The Bible can and is to be interpreted through itself, by individuals. The invention of the printing press around 1500, meant that people could afford their own copies of the Bible, and so interpret its meaning on their own. This radically decentralized the power and authority of the Church.
Sola fide “by faith alone”
This tenet asserts that good works are not a means or requisite of salvation. This undermined the aristocracy’s scheme to get lower classes to work for them as a means to get into heaven. It recasts work itself as being an individual, secular issue and not an obligatory service to God. This is a critical shift in world history about the nature of work, and the moment when work (in theory anyway) shifted from being other-serving to self-interested.

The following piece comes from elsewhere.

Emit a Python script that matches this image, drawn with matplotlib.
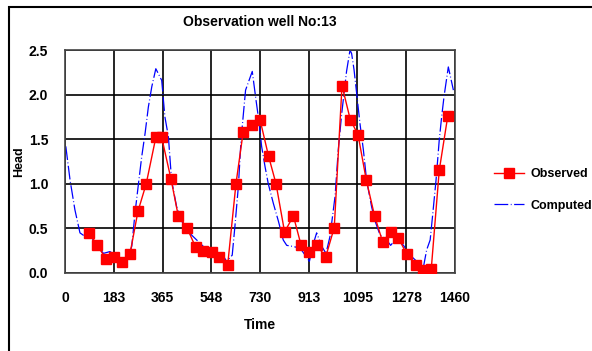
import matplotlib.pyplot as plt
from matplotlib.patches import Rectangle

plt.rcParams['font.family'] = ['Liberation Sans', 'DejaVu Sans']

obs_day = [91, 121, 153, 184, 212, 243, 273, 304, 340, 362, 397, 424, 456, 489, 517,
           549, 578, 609, 640, 667, 699, 730, 762, 790, 822, 855, 884, 915, 943, 976,
           1008, 1037, 1068, 1097, 1128, 1159, 1189, 1220, 1248, 1280, 1313, 1341,
           1371, 1401, 1433]
obs_head = [0.45, 0.31, 0.16, 0.18, 0.12, 0.21, 0.69, 1.0, 1.52, 1.52, 1.05, 0.64,
            0.51, 0.29, 0.25, 0.24, 0.18, 0.09, 1.0, 1.58, 1.66, 1.72, 1.31, 1.0, 0.46,
            0.64, 0.31, 0.24, 0.31, 0.18, 0.51, 2.10, 1.72, 1.55, 1.04, 0.64, 0.35,
            0.46, 0.39, 0.21, 0.09, 0.03, 0.04, 1.15, 1.76]

comp_day = [3, 19, 37, 56, 75, 95, 119, 144, 168, 200, 231, 250, 262, 275, 287, 300,
            312, 325, 340, 362, 374, 387, 399, 418, 437, 462, 493, 524, 555, 587, 605,
            626, 636, 649, 659, 668, 676, 701, 715, 727, 736, 749, 761, 780, 799, 817,
            830, 849, 880, 899, 915, 930, 942, 961, 977, 992, 1011, 1023, 1036, 1054,
            1067, 1073, 1082, 1092, 1104, 1117, 1129, 1148, 1161, 1179, 1204, 1219,
            1242, 1267, 1292, 1317, 1342, 1354, 1367, 1377, 1389, 1401, 1410, 1419,
            1435, 1454]
comp_head = [1.42, 1.04, 0.71, 0.45, 0.41, 0.42, 0.31, 0.22, 0.24, 0.18, 0.13, 0.30,
             0.67, 1.0, 1.30, 1.57, 1.86, 2.09, 2.29, 2.16, 1.75, 1.53, 1.04, 0.74,
             0.58, 0.46, 0.37, 0.28, 0.22, 0.22, 0.13, 0.20, 0.52, 0.97, 1.49, 1.79,
             2.05, 2.26, 1.94, 1.68, 1.42, 1.19, 1.0, 0.78, 0.58, 0.37, 0.31, 0.30,
             0.28, 0.20, 0.13, 0.33, 0.45, 0.30, 0.22, 0.41, 0.86, 1.38, 1.79, 2.26,
             2.50, 2.46, 2.28, 2.01, 1.68, 1.38, 1.04, 0.74, 0.58, 0.43, 0.37, 0.31,
             0.39, 0.31, 0.20, 0.13, 0.07, 0.26, 0.37, 0.67, 1.04, 1.49, 1.75, 1.98,
             2.31, 2.05]

xticks = [0, 183, 365, 548, 730, 913, 1095, 1278, 1460]
yticks = [0.0, 0.5, 1.0, 1.5, 2.0, 2.5]

fig = plt.figure(figsize=(5.92, 3.51), dpi=100)
ax = fig.add_axes([65 / 592, 1 - 273 / 351, 390 / 592, 223 / 351])

ax.plot(obs_day, obs_head, color='red', lw=1, marker='s', ms=6.5,
        markeredgecolor='red', label='Observed', zorder=3)
ax.plot(comp_day, comp_head, color='blue', lw=0.9, dashes=(11, 2, 0.7, 2),
        label='Computed', zorder=2)

ax.set_xlim(0, 1460)
ax.set_ylim(0, 2.5)
ax.set_xticks(xticks)
ax.set_yticks(yticks)
ax.set_yticklabels(['%.1f' % v for v in yticks])
ax.grid(True, color='black', lw=1.2)
ax.set_axisbelow(True)
for s in ax.spines.values():
    s.set_color('#444444')
    s.set_linewidth(1.2)
ax.tick_params(axis='x', length=0, pad=13, labelsize=10)
ax.tick_params(axis='y', length=0, pad=12, labelsize=10)
for lab in ax.get_xticklabels() + ax.get_yticklabels():
    lab.set_fontweight('bold')

ax.set_title('Observation well No:13', fontsize=10, fontweight='bold', pad=17)
ax.set_xlabel('Time', fontsize=10, fontweight='bold', labelpad=9)
ax.set_ylabel('Head', fontsize=9, fontweight='bold', labelpad=3)

fig.legend(loc='upper left', bbox_to_anchor=(483 / 592, 1 - 157 / 351),
           frameon=False, handlelength=2.4, handletextpad=0.5, labelspacing=1.55,
           prop={'weight': 'bold', 'size': 9})

fig.patches.append(Rectangle((9 / 592, -0.1), 1.2, 1.1 - 7 / 351,
                             transform=fig.transFigure, fill=False,
                             edgecolor='black', lw=1.5))

fig.savefig('out.png', dpi=100)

As literacy spread, the Catholic Church weakened, and a middle class emerged. A hunger for discovery awakened in the people of Europe. New libraries facilitated access and ideas once forgotten as far back as ancient Greece were reawakened. Feudal lords were replaced with centralized governments that cared at least a little bit more about the welfare of people.
This was the heart of the Renaissance. But the monarchies that replaced feudalism would eventually all be displaced by democracies by the 19th century precisely because of the rise of individual rights. There were hundreds of smaller rebellions and revolts between 1500 and 1900. We generally only think of the big ones like the French Revolution (1789) and the American Revolution (1765-1783).
The United States remains to be the only country in the history of the world founded on individual rights, precisely because it was founded so late in history. Consider this for a moment: prior to 250 years ago, no collective entity in history was ever fundamentally about the freedom and happiness of the individuals.